QCM and Distinguishing AI-generated Fakes from Reality

Article by Ontonix

“Generative AI is a type of artificial intelligence technology that can produce various types of content including text, imagery, audio and synthetic data. The recent buzz around generative AI has been driven by the simplicity of new user interfaces for creating high-quality text, graphics and videos in a matter of seconds.

The technology, it should be noted, is not brand-new. Generative AI was introduced in the 1960s in chatbots. But it was not until 2014, with the introduction of generative adversarial networks, or GANs — a type of machine learning algorithm — that generative AI could create convincingly authentic images, videos and audio of real people.

On the one hand, this newfound capability has opened up opportunities that include better movie dubbing and rich educational content. It also unlocked concerns about deep fakes — digitally forged images or videos — and harmful cybersecurity attacks on businesses, including nefarious requests that realistically mimic an employee’s boss.” (source)

This is all very nice but technology capable of similar things is sparking concerns spanning ethics as well as moral and legal issues. Clearly, this is just the beginning. But is it possible to defend oneself from the proliferation of fakes? Fortunately Nature comes to the rescue. Nature disposes of unlimited resources and has physics on its side. It can create phenomena of amazing intricacy and depth, not to mention complexity. Whenever you imitate something, or model it, or emulate it, you can get very close to the real thing, and the differences may even be totally invisible to conventional observers or techniques. But the differences will be there.

What we have observed over nearly two decades of measuring complexity of all sorts of systems, including digital models of physical experiments, is that surrogates are almost always less complex than the real thing. This makes sense, even intuitively. Complexity is a measure of structured information, i.e. information that emanates from the fact that there is structure. In a surrogate, it is extremely difficult to reproduce or generate all the subtleties of such structure, especially in highly complex systems. Thanks to this principle, we are able to identify Balance Sheets that have been manipulated. It is easy to manipulate the arithmetic in a Balance Sheet, but doing so while preserving its underlying structure is something of a totally different magnitude.

An example is from a recent project in which the goal was to distinguish counterfeit chips from genuine ones. QCM was extremely successful with a 99.95% success rate. Here too we found that fake chips were slightly less complex than the real ones, as shown in the figure below:

Other examples are as follows. Here we confront two sets of 10 chips in a single QCM pass. Once again, the fakes stand out very clearly, even if the differences are truly microscopic.

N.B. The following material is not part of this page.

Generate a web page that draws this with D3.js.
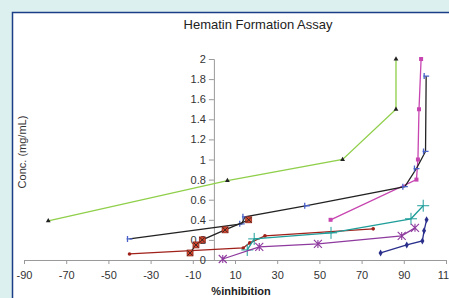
<!DOCTYPE html>
<html>
<head>
<meta charset="utf-8">
<script src="https://cdn.jsdelivr.net/npm/d3@7"></script>
<style>
  html, body { margin: 0; padding: 0; background: #dcf0ef; }
  svg { display: block; }
</style>
</head>
<body>
<div id="chart"></div>
<script>
// values
const xTicks = [-90, -70, -50, -30, -10, 10, 30, 50, 70, 90, 110];
const yTicks = [0, 0.2, 0.4, 0.6, 0.8, 1, 1.2, 1.4, 1.6, 1.8, 2];

const greenPts = [[-78.5, 0.39], [6.4, 0.79], [61, 1.0], [86.3, 1.5], [86.3, 2.0]];
const magentaPts = [[55.3, 0.4], [96, 0.8], [96.7, 1.0], [97.2, 1.5], [98.2, 2.0]];
const blackPts = [[-40, 0.21], [13.2, 0.36], [14.7, 0.43], [44, 0.54], [90.5, 0.73], [96, 0.91], [100.3, 1.08], [100.6, 1.83]];
const redXPts = [[-11.3, 0.07], [-8.5, 0.15], [-5.5, 0.2], [5.3, 0.3], [16.5, 0.4]];
const darkRedPts = [[-40, 0.06], [13.9, 0.12], [17, 0.17], [24.2, 0.24], [75.5, 0.31]];
const tealPts = [[15.8, 0.1], [19.1, 0.21], [55.5, 0.27], [93.4, 0.41], [99.2, 0.54]];
const purplePts = [[4.2, 0.01], [21.5, 0.13], [49.3, 0.16], [89, 0.24], [95.3, 0.32]];
const navyPts = [[79, 0.07], [91.4, 0.15], [98.8, 0.19], [99.6, 0.29], [100.8, 0.4]];

const W = 449, H = 298;
const svg = d3.select('#chart').append('svg').attr('width', W).attr('height', H);
const font = 'Liberation Sans, Arial, sans-serif';

// chart frame
svg.append('rect').attr('x', 12.5).attr('y', 12.5).attr('width', W).attr('height', H)
  .attr('fill', '#fff').attr('stroke', '#1b3f86').attr('stroke-width', 1.5);

svg.append('text').attr('x', 258).attr('y', 29).attr('text-anchor', 'middle')
  .attr('font-family', font).attr('font-size', 13).attr('fill', '#222')
  .text('Hematin Formation Assay');

const x = d3.scaleLinear().domain([-90, 110]).range([24, 446]);
const y = d3.scaleLinear().domain([0, 2]).range([260, 59]);

const xAxis = svg.append('g').attr('transform', `translate(0,${y(0)})`)
  .call(d3.axisBottom(x).tickValues(xTicks).tickSize(4).tickFormat(d => String(d)));
const yAxis = svg.append('g').attr('transform', `translate(${x(0)},0)`)
  .call(d3.axisLeft(y).tickValues(yTicks).tickSize(5).tickFormat(d => String(+d.toFixed(1))));

[xAxis, yAxis].forEach(a => {
  a.select('.domain').attr('stroke', '#9a9a9a');
  a.selectAll('.tick line').attr('stroke', '#9a9a9a');
  a.selectAll('.tick text').attr('font-family', font).attr('font-size', 11).attr('fill', '#333');
});
xAxis.selectAll('.tick text').attr('dy', '1.05em');
yAxis.selectAll('.tick text').attr('x', -8);

svg.append('text').attr('x', 241).attr('y', 295).attr('text-anchor', 'middle')
  .attr('font-family', font).attr('font-size', 11).attr('font-weight', 'bold').attr('fill', '#222')
  .text('%inhibition');

svg.append('text').attr('transform', 'translate(26,152) rotate(-90)').attr('text-anchor', 'middle')
  .attr('font-family', font).attr('font-size', 11).attr('fill', '#333')
  .text('Conc. (mg/mL)');

const line = d3.line().x(d => x(d[0])).y(d => y(d[1]));
const sym = (type, size) => d3.symbol().type(type).size(size)();

function series(pts, lineColor, drawMarker) {
  const g = svg.append('g');
  g.append('path').attr('d', line(pts)).attr('fill', 'none')
    .attr('stroke', lineColor).attr('stroke-width', 1.3);
  pts.forEach(p => {
    const m = g.append('g').attr('transform', `translate(${x(p[0])},${y(p[1])})`);
    drawMarker(m);
  });
}

series(greenPts, '#8fcf4a', m => m.append('path').attr('d', sym(d3.symbolTriangle, 10)).attr('fill', '#222'));
series(darkRedPts, '#a0201a', m => m.append('circle').attr('r', 1.8).attr('fill', '#a0201a'));
series(tealPts, '#1f9e9a', m => m.append('path').attr('d', 'M-6,0H6M0,-6V6').attr('stroke', '#1f9e9a').attr('stroke-width', 1));
series(purplePts, '#8e3a9e', m => m.append('path').attr('d', 'M-4,-4L4,4M-4,4L4,-4M0,-4V4')
  .attr('stroke', '#8e3a9e').attr('stroke-width', 1.1));
series(navyPts, '#2a2f8c', m => m.append('path').attr('d', sym(d3.symbolDiamond, 14)).attr('fill', '#2a2f8c'));
series(magentaPts, '#c745b0', m => m.append('rect').attr('x', -2).attr('y', -2).attr('width', 4).attr('height', 4).attr('fill', '#c745b0'));
series(blackPts, '#222', m => m.append('path').attr('d', 'M-3,0H3M-2,-3V3').attr('stroke', '#4b63c8').attr('stroke-width', 1.3));
series(redXPts, '#222', m => {
  m.append('rect').attr('x', -3).attr('y', -3).attr('width', 6).attr('height', 6)
    .attr('fill', '#d9482e').attr('stroke', '#8a2014').attr('stroke-width', 0.7);
  m.append('path').attr('d', 'M-2.5,-2.5L2.5,2.5M-2.5,2.5L2.5,-2.5').attr('stroke', '#222').attr('stroke-width', 0.9);
});
</script>
</body>
</html>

The reason for such a substantial degree of separation lies in the intricacies of the respective structures of the underlying Complexity Maps. The example below shows a fake (left) and a real chip (right) and the respective Complexity Maps generated from chip responses to a particular form of excitation. The maps are very similar, but they are not the same. And we can spot it.

But there is more than just the structure of complexity. Complexity has a very particular makeup. If a system has one hundred dimensions, each of these dimensions will have a particular footprint within that system. Here too, a fake will have a different complexity makeup from the real thing, providing yet another mechanism for distinguishing the two.

There is one more formidable QCM-based instrument when it comes to separating fakes from reality, and that is the dynamics of complexity. When a system evolves, so does its complexity. An example is shown below:

At the end of the day, if one wants a fake to be undetected, the following criteria should be satisfied:

• CRITERION 1: The complexity of the fake should be very close to that of the real thing.
• CRITERION 2: The Complexity Map should be very close to that of the genuine system one is mimicking.
• CRITERION 3: The dynamics of complexity should also be very close to that of the system in question.

While generative AI is proving to be very powerful it will be difficult for it to satisfy all three criteria, precisely because it fails to accomodate complexity. The one that is probably the easiest to satisfy is CRITERION 1, but when it comes to intricate structure it becomes immensely difficult to fake what is really going on. There is a special tool for doing this. It is called OntoTest and it uses the QCM algorithm to compare two systems.

Faking things – whether using generative AI or other tools – is going to proliferate in the near future and QCM technology has the potential to unmask high-quality fakes and provide scientific support in litigation cases.